Western Leader

Tireless fighter loses final battle

- NIKKI MACDONALD

Family and close friends of Helen Kelly knew the end was near when her condition rapidly deteriorat­ed recently.

The union stalwart died of lung cancer in Wellington on October 14, aged 52.

Labour MP Trevor Mallard, a longtime friend, was among those who went to her bedside to say farewell on Thursday.

It was the end of a very long battle and came 20 months after the doctors gave Kelly only weeks, or possibly just a few months, to live.

‘‘She was determined to fight. She tried everything available publicly and privately in New Zealand,’’ Mallard says.

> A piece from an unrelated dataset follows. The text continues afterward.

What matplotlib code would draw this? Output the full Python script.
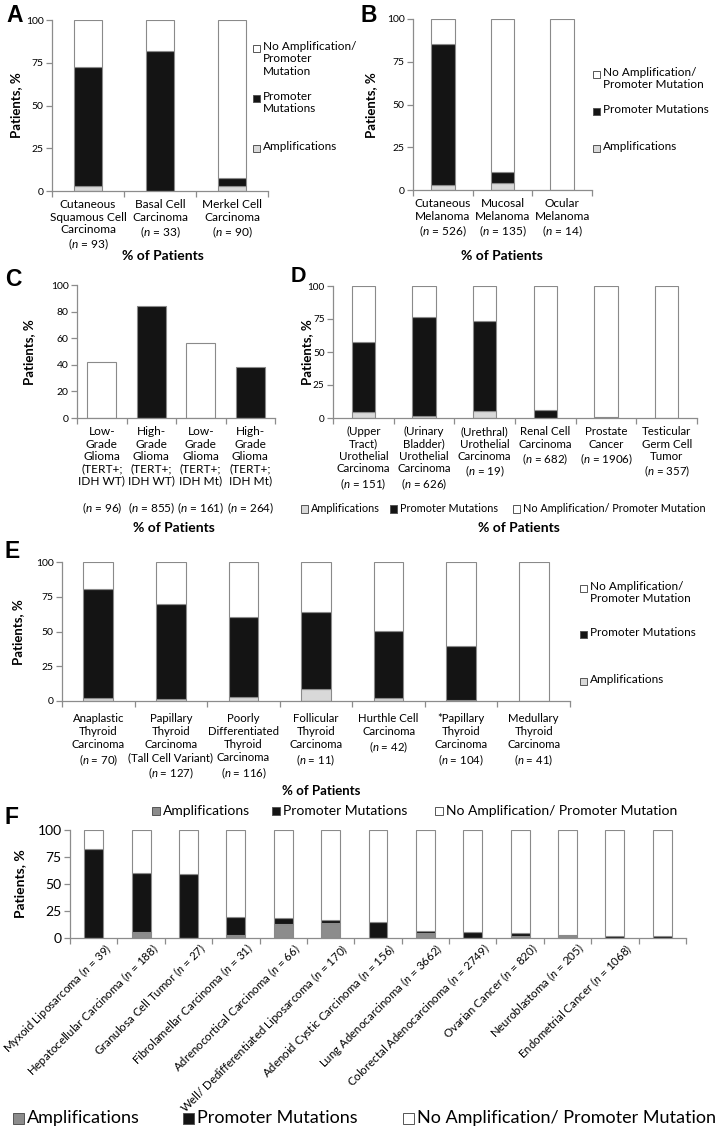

Daughter of union legend Pat Kelly and his political activist wife Cath, Helen Kelly was born to agitate. She started out as a primary school teacher but lasted only twoand-a-half years before taking up a job with the union representi­ng kindergart­en teachers.

She went on to work in other education unions, including teachers’ union New Zealand Educationa­l Institute and the Associatio­n of University Staff.

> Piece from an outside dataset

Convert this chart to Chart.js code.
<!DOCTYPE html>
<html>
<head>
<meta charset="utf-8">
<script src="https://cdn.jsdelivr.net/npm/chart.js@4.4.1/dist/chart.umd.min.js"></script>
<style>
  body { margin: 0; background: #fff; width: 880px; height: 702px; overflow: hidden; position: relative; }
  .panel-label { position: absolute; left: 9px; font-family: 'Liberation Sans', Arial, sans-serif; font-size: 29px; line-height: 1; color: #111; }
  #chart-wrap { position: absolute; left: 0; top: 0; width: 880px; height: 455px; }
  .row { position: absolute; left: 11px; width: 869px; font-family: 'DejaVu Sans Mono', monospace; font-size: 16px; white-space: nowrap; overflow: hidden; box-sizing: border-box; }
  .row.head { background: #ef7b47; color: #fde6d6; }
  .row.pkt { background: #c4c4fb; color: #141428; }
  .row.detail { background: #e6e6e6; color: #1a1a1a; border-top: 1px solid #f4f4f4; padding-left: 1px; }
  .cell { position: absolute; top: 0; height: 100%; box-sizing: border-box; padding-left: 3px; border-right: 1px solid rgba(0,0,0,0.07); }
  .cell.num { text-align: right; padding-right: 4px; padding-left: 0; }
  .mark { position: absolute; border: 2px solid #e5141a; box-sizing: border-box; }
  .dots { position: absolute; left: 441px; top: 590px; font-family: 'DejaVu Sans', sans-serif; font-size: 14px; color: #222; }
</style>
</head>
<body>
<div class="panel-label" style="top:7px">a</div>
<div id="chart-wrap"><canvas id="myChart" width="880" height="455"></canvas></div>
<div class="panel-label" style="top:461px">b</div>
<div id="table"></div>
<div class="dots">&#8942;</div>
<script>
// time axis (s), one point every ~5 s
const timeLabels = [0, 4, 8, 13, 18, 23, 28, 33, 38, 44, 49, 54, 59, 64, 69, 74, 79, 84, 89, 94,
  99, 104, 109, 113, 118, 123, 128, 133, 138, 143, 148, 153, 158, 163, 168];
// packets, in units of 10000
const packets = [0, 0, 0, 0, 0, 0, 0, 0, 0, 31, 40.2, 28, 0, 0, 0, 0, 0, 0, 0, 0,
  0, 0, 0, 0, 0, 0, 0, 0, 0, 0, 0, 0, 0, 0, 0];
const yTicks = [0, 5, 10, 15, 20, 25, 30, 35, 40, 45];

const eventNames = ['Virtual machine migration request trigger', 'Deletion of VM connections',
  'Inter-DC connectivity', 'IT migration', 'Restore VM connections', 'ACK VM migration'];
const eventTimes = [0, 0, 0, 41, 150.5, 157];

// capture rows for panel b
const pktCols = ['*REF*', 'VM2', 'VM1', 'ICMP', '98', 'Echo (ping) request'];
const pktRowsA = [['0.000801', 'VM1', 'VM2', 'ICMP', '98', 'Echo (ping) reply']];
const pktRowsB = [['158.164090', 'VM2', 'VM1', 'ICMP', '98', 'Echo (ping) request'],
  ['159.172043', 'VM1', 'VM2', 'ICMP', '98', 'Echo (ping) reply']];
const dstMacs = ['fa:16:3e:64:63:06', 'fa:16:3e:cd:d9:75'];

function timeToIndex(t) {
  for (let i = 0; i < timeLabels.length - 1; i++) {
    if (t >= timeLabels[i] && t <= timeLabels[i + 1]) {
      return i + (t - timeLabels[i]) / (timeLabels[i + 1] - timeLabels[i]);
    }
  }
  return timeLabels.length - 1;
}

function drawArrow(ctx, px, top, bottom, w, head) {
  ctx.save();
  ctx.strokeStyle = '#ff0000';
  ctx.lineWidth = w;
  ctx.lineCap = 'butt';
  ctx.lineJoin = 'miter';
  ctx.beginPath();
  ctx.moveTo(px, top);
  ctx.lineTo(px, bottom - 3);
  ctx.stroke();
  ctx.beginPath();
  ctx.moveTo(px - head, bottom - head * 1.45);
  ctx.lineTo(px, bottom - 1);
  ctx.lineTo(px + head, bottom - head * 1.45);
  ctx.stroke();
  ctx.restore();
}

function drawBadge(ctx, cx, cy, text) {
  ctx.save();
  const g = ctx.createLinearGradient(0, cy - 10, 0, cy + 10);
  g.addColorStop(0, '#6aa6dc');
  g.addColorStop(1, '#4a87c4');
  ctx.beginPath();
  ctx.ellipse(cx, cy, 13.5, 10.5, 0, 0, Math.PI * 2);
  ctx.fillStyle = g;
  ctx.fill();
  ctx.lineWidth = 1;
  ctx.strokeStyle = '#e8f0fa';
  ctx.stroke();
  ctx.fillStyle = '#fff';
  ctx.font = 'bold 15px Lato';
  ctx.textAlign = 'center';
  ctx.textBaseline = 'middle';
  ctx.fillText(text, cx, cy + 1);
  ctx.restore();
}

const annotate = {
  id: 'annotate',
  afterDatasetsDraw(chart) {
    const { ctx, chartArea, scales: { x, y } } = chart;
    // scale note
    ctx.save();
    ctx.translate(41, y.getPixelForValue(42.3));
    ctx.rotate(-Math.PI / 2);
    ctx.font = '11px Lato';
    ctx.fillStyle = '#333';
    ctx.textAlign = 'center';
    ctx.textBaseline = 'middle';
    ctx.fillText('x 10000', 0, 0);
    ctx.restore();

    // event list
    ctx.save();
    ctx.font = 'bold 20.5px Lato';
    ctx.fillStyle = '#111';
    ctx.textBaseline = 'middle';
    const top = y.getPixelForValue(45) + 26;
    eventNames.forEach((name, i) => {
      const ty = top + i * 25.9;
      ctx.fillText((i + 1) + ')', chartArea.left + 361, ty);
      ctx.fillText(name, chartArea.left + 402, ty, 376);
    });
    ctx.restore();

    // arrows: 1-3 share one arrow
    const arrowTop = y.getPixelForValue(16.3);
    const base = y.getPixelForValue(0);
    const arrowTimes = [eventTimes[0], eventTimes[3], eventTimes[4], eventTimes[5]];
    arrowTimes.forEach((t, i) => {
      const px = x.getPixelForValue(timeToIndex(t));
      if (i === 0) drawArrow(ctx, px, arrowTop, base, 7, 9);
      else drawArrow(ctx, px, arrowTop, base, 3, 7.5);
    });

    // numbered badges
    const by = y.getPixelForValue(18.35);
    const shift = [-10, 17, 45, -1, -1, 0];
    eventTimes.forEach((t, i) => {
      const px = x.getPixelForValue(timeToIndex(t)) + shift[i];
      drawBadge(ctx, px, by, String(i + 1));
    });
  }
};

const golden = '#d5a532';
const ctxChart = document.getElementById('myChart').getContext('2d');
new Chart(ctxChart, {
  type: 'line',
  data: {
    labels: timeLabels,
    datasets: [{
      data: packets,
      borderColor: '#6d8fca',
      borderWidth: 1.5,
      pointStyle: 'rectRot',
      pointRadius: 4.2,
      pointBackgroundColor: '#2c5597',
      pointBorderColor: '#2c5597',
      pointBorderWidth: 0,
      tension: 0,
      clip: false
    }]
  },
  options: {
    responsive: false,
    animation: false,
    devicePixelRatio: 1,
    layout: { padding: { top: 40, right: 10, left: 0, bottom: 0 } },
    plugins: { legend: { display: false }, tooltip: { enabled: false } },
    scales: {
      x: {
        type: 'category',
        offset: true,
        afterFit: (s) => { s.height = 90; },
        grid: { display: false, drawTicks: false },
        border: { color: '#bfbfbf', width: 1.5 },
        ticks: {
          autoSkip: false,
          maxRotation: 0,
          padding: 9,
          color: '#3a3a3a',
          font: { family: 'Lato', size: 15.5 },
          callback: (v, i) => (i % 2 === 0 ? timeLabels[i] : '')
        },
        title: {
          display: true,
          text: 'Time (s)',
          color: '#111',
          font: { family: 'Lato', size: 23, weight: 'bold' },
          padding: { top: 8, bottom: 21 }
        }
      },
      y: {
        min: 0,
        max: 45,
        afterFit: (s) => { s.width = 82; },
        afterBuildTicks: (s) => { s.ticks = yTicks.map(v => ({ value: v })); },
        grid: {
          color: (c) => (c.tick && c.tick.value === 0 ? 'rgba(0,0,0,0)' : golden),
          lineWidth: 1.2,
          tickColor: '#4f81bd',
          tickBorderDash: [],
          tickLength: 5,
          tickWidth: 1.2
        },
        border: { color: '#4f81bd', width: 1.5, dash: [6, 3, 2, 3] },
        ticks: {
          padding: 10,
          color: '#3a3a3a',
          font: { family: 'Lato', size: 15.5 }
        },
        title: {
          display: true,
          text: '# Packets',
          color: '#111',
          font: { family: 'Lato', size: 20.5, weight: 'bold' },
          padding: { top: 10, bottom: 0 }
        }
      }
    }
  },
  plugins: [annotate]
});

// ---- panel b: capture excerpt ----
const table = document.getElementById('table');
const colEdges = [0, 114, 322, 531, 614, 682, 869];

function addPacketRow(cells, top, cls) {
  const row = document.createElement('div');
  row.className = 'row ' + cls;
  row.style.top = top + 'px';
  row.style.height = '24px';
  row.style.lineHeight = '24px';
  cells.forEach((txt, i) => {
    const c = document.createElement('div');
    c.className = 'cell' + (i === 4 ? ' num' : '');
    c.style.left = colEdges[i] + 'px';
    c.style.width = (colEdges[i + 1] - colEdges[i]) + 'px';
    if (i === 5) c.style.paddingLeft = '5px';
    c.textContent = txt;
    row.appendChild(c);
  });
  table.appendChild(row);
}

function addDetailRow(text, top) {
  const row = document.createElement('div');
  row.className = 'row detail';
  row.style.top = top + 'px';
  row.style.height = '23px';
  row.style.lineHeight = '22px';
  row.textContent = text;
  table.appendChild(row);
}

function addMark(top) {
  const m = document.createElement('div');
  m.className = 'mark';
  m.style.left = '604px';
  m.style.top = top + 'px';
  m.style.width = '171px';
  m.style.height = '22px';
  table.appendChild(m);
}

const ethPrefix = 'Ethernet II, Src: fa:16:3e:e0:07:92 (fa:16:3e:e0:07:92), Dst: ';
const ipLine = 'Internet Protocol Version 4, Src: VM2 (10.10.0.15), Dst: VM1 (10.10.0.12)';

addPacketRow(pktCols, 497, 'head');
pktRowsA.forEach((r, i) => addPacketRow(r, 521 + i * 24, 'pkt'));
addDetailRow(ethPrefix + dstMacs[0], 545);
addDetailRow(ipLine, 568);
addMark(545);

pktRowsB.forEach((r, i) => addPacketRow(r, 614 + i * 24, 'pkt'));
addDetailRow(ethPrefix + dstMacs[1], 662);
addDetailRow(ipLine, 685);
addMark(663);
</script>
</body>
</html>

In 2007 she became the first female president of the Council of Trade Unions, where she became a national force to be reckoned with. Her campaigns included fighting for safer conditions in the forestry and mining sectors following the deaths at Pike River Mine and a string of logging fatalities. She drove around the country to support the victims’ families and spearheade­d court cases attempting to achieve accountabi­lity for the workers’ deaths.

Kelly resigned from the CTU in October 2015, after being diagnosed with terminal lung cancer in February that year, despite having never smoked.

She leaves behind her son Dylan from a previous marriage and longterm partner Steve Hurring, whom she married in 2015, after her cancer diagnosis.

The Public Service Associatio­n says she was an inspiratio­n to Kiwis.

PSA National secretarie­s Glenn Barclay and Erin Polaczuk paid tribute to the ‘‘grace and courage’’ Kelly showed after her cancer diagnosis.

‘‘The best tribute is to continue fighting for a better life for workers.’’

‘‘Helen was an advocate with the highest integrity,’’ Federated Farmers president Dr William Rolleston says.